Customization

Tokens

The parser works on a stream of tokens. Tokens can be any python object, they are not expected to have any particular behaviour. You may want to provide useful __repr__ and __str__ methods to give better error messages.

Thus, the parse function can work just as effectively on a stream of str, bytes or a stream of single characters (a scannerless parser). A common technique is for the lexer to produce some sort of Token object that includes a text string and additional annotations. For example the Natural Language Toolkit can mark each token with the relevant part of speech.

Symbols

Symbols are objects used to define the right hand side of a ParseRule production. Two Symbols, NonTerminal and Terminal are provided in the symbols module. Anything that duck-types the same as these can be used however.

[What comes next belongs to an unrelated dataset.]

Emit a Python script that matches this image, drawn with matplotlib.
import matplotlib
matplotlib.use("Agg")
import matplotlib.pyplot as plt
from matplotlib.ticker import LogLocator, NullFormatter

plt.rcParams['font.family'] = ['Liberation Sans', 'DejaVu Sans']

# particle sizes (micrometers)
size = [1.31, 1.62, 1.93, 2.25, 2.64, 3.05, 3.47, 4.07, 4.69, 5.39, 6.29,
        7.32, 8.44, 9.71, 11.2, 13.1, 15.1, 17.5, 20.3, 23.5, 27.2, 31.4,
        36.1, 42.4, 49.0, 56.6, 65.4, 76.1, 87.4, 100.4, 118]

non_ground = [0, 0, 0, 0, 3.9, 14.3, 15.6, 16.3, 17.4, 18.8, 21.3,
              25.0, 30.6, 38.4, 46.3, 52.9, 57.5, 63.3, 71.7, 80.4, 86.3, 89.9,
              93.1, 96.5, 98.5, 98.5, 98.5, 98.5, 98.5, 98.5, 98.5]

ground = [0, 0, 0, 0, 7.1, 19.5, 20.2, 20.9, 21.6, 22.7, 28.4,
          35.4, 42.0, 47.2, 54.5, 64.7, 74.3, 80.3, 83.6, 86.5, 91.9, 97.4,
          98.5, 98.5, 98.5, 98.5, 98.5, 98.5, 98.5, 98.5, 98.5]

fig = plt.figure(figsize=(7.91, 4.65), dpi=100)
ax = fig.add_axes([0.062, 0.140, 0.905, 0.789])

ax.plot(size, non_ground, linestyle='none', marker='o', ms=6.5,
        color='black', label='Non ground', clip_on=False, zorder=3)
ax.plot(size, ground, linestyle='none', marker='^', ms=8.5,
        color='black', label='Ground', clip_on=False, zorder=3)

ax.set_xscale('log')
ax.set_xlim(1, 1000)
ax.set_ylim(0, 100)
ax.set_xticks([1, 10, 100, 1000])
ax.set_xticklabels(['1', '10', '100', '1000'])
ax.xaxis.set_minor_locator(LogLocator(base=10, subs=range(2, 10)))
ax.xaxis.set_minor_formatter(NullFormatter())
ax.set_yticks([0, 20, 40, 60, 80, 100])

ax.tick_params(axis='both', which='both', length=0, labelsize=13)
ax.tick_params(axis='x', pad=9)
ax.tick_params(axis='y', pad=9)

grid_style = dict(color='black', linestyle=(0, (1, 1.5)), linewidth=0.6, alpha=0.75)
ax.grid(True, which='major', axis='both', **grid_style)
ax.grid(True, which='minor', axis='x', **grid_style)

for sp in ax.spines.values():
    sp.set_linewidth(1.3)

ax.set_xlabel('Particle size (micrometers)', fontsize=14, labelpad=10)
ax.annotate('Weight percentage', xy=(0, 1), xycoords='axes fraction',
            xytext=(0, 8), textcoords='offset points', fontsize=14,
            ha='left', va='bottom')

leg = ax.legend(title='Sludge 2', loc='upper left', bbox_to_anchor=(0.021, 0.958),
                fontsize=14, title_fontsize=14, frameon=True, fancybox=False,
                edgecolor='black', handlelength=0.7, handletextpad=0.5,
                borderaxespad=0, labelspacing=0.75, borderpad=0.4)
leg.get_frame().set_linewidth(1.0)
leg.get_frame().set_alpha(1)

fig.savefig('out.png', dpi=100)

This is mostly useful for re-defining Terminal.match, which is the method responsible for determining if a given token matches the terminal. The default Terminal class matches by equality, but, for example, you may have terminals that match entire classes of tokens.

Customizing ParseTrees

There is no way to customize the ParseTree class. But you can avoid using it entirely by writing your own Builder. Builders specify a semantic action to take at each step of the parse, allowing you to build your own parse trees or abstract syntax trees directly from a ParseForest. See Builders for more details.

Customizing Grammars

You can override ParseRuleSet.get with anything that returns a list of ParseRule objects. As there is no preprocessing done on the rules, you can generate a grammar on the fly. You can use this feature to parse context sensitive grammars, by passing any relevant context as part of the head, and adjusting the non-terminals of the returned rules to forward on relevant context. This will probably lead to very long parse times unless care is applied.